Safe Harbor Statement
This press release contains forward-looking statements within the meaning of the Private Securities Litigation Reform Act of 1995. Forward-looking statements include, but are not limited to, statements regarding the Company’s expectations for revenue growth, pipeline conversion, contract awards, receivership dissolution, cash flow improvements, interpleader resolution, product development, SEC registration, and uplisting plans. These statements are based on current expectations, estimates, and projections about the Company’s business and the industry in which it operates, and are not guarantees of future performance.

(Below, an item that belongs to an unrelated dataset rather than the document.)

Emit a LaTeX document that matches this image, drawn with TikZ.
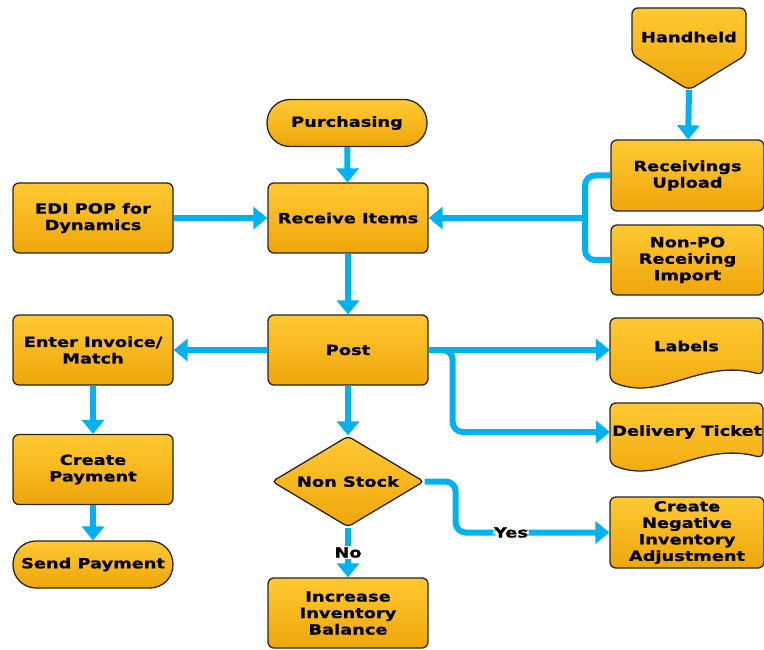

Actual results may differ materially from those expressed or implied in such statements due to a variety of factors, including: risks associated with pipeline conversion and contract award delays; litigation uncertainties and the timing of receivership dissolution; cash flow timing assumptions and working capital requirements; government spending levels and procurement priorities; the Company’s ability to collect outstanding receivables; the Company’s ability to secure additional financing on acceptable terms; competitive factors; and other risks described in the Company’s OTC Markets disclosures. The Company undertakes no obligation to update or revise any forward-looking statements, whether as a result of new information, future events, or otherwise.